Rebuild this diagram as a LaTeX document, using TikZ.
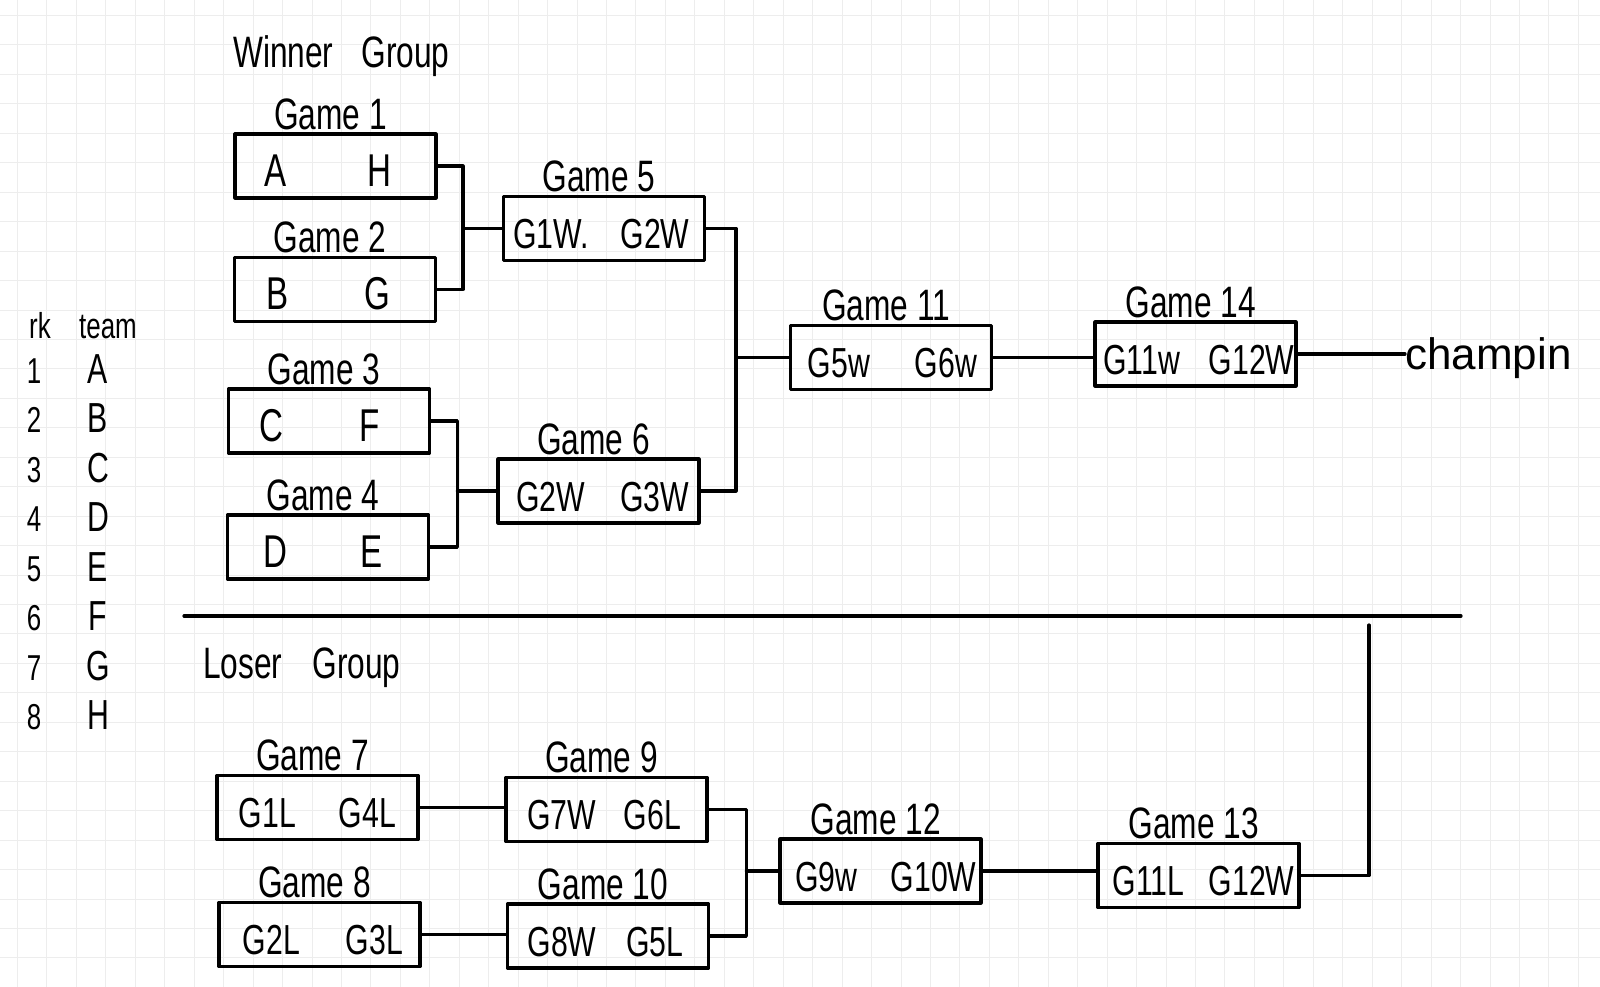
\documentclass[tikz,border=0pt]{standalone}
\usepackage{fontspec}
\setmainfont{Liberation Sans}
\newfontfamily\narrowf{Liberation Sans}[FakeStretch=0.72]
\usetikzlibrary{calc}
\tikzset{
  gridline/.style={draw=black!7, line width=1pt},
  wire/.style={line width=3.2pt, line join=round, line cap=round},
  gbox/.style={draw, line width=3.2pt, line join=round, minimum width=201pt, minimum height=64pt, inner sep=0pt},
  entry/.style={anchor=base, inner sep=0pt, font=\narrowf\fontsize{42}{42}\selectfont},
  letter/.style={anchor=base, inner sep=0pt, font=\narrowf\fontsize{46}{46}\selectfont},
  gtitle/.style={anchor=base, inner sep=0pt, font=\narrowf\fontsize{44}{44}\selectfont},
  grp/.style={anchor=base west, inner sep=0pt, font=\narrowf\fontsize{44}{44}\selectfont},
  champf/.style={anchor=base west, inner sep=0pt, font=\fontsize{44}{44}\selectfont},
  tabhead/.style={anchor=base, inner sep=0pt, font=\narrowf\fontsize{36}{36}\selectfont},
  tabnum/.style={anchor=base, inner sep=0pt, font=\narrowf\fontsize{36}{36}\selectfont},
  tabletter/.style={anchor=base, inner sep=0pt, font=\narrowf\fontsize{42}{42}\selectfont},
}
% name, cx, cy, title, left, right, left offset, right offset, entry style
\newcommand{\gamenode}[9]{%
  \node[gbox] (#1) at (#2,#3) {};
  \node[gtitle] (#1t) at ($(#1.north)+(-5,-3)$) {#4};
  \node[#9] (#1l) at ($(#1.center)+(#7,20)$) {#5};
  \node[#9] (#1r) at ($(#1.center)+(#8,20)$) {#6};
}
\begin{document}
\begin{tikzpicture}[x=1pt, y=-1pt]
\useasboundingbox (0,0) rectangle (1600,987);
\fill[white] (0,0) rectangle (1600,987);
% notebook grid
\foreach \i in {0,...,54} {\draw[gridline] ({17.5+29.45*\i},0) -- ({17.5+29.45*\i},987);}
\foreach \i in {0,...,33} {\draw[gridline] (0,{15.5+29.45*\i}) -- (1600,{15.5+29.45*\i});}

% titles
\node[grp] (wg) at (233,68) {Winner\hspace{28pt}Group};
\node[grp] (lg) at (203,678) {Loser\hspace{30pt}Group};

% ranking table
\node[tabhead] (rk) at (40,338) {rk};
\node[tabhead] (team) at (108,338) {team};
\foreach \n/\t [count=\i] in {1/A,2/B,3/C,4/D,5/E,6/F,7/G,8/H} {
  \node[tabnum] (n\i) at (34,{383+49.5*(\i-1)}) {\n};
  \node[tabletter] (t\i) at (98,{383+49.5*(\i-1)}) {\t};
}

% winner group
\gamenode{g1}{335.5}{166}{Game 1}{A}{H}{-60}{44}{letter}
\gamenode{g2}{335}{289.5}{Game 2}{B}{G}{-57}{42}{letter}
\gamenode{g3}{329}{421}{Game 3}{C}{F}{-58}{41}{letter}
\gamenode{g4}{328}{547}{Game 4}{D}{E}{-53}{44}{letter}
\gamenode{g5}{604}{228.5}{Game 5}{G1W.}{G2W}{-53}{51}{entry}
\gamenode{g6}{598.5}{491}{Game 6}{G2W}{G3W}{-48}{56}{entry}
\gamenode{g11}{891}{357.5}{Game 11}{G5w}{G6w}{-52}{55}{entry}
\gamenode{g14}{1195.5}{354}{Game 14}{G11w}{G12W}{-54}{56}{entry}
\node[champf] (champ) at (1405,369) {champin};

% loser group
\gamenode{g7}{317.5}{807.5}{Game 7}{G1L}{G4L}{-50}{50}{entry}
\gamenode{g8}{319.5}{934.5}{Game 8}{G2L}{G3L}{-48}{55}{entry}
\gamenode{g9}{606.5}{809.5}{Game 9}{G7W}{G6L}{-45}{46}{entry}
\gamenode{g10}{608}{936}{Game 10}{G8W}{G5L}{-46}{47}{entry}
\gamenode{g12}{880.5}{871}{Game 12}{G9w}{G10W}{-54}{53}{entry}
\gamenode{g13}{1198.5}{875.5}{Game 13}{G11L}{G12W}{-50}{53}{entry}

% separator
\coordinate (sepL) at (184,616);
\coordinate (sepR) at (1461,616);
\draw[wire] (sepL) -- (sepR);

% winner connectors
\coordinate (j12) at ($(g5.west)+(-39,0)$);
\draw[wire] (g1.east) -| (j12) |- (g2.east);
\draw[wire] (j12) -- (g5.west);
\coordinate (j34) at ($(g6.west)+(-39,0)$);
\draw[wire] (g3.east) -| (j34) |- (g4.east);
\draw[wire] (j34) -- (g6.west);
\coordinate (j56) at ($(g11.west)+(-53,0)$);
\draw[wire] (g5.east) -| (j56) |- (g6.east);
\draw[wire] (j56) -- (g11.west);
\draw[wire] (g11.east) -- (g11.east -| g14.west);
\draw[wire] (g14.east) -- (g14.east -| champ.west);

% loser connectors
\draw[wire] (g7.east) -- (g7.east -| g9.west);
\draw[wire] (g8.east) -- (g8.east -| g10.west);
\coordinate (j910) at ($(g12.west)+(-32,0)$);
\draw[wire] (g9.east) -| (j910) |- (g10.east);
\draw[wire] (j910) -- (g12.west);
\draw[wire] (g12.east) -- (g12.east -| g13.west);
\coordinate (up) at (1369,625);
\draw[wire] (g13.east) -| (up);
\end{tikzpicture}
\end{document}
==================================================
EXERCISE: Output an exact copy of the material, with the pictures removed.

RIGHT ANSWER:
Rebuild this diagram as a LaTeX document, using TikZ.
\documentclass[tikz,border=0pt]{standalone}
\usepackage{fontspec}
\setmainfont{Liberation Sans}
\newfontfamily\narrowf{Liberation Sans}[FakeStretch=0.72]
\usetikzlibrary{calc}
\tikzset{
  gridline/.style={draw=black!7, line width=1pt},
  wire/.style={line width=3.2pt, line join=round, line cap=round},
  gbox/.style={draw, line width=3.2pt, line join=round, minimum width=201pt, minimum height=64pt, inner sep=0pt},
  entry/.style={anchor=base, inner sep=0pt, font=\narrowf\fontsize{42}{42}\selectfont},
  letter/.style={anchor=base, inner sep=0pt, font=\narrowf\fontsize{46}{46}\selectfont},
  gtitle/.style={anchor=base, inner sep=0pt, font=\narrowf\fontsize{44}{44}\selectfont},
  grp/.style={anchor=base west, inner sep=0pt, font=\narrowf\fontsize{44}{44}\selectfont},
  champf/.style={anchor=base west, inner sep=0pt, font=\fontsize{44}{44}\selectfont},
  tabhead/.style={anchor=base, inner sep=0pt, font=\narrowf\fontsize{36}{36}\selectfont},
  tabnum/.style={anchor=base, inner sep=0pt, font=\narrowf\fontsize{36}{36}\selectfont},
  tabletter/.style={anchor=base, inner sep=0pt, font=\narrowf\fontsize{42}{42}\selectfont},
}
% name, cx, cy, title, left, right, left offset, right offset, entry style
\newcommand{\gamenode}[9]{%
  \node[gbox] (#1) at (#2,#3) {};
  \node[gtitle] (#1t) at ($(#1.north)+(-5,-3)$) {#4};
  \node[#9] (#1l) at ($(#1.center)+(#7,20)$) {#5};
  \node[#9] (#1r) at ($(#1.center)+(#8,20)$) {#6};
}
\begin{document}
\begin{tikzpicture}[x=1pt, y=-1pt]
\useasboundingbox (0,0) rectangle (1600,987);
\fill[white] (0,0) rectangle (1600,987);
% notebook grid
\foreach \i in {0,...,54} {\draw[gridline] ({17.5+29.45*\i},0) -- ({17.5+29.45*\i},987);}
\foreach \i in {0,...,33} {\draw[gridline] (0,{15.5+29.45*\i}) -- (1600,{15.5+29.45*\i});}

% titles
\node[grp] (wg) at (233,68) {Winner\hspace{28pt}Group};
\node[grp] (lg) at (203,678) {Loser\hspace{30pt}Group};

% ranking table
\node[tabhead] (rk) at (40,338) {rk};
\node[tabhead] (team) at (108,338) {team};
\foreach \n/\t [count=\i] in {1/A,2/B,3/C,4/D,5/E,6/F,7/G,8/H} {
  \node[tabnum] (n\i) at (34,{383+49.5*(\i-1)}) {\n};
  \node[tabletter] (t\i) at (98,{383+49.5*(\i-1)}) {\t};
}

% winner group
\gamenode{g1}{335.5}{166}{Game 1}{A}{H}{-60}{44}{letter}
\gamenode{g2}{335}{289.5}{Game 2}{B}{G}{-57}{42}{letter}
\gamenode{g3}{329}{421}{Game 3}{C}{F}{-58}{41}{letter}
\gamenode{g4}{328}{547}{Game 4}{D}{E}{-53}{44}{letter}
\gamenode{g5}{604}{228.5}{Game 5}{G1W.}{G2W}{-53}{51}{entry}
\gamenode{g6}{598.5}{491}{Game 6}{G2W}{G3W}{-48}{56}{entry}
\gamenode{g11}{891}{357.5}{Game 11}{G5w}{G6w}{-52}{55}{entry}
\gamenode{g14}{1195.5}{354}{Game 14}{G11w}{G12W}{-54}{56}{entry}
\node[champf] (champ) at (1405,369) {champin};

% loser group
\gamenode{g7}{317.5}{807.5}{Game 7}{G1L}{G4L}{-50}{50}{entry}
\gamenode{g8}{319.5}{934.5}{Game 8}{G2L}{G3L}{-48}{55}{entry}
\gamenode{g9}{606.5}{809.5}{Game 9}{G7W}{G6L}{-45}{46}{entry}
\gamenode{g10}{608}{936}{Game 10}{G8W}{G5L}{-46}{47}{entry}
\gamenode{g12}{880.5}{871}{Game 12}{G9w}{G10W}{-54}{53}{entry}
\gamenode{g13}{1198.5}{875.5}{Game 13}{G11L}{G12W}{-50}{53}{entry}

% separator
\coordinate (sepL) at (184,616);
\coordinate (sepR) at (1461,616);
\draw[wire] (sepL) -- (sepR);

% winner connectors
\coordinate (j12) at ($(g5.west)+(-39,0)$);
\draw[wire] (g1.east) -| (j12) |- (g2.east);
\draw[wire] (j12) -- (g5.west);
\coordinate (j34) at ($(g6.west)+(-39,0)$);
\draw[wire] (g3.east) -| (j34) |- (g4.east);
\draw[wire] (j34) -- (g6.west);
\coordinate (j56) at ($(g11.west)+(-53,0)$);
\draw[wire] (g5.east) -| (j56) |- (g6.east);
\draw[wire] (j56) -- (g11.west);
\draw[wire] (g11.east) -- (g11.east -| g14.west);
\draw[wire] (g14.east) -- (g14.east -| champ.west);

% loser connectors
\draw[wire] (g7.east) -- (g7.east -| g9.west);
\draw[wire] (g8.east) -- (g8.east -| g10.west);
\coordinate (j910) at ($(g12.west)+(-32,0)$);
\draw[wire] (g9.east) -| (j910) |- (g10.east);
\draw[wire] (j910) -- (g12.west);
\draw[wire] (g12.east) -- (g12.east -| g13.west);
\coordinate (up) at (1369,625);
\draw[wire] (g13.east) -| (up);
\end{tikzpicture}
\end{document}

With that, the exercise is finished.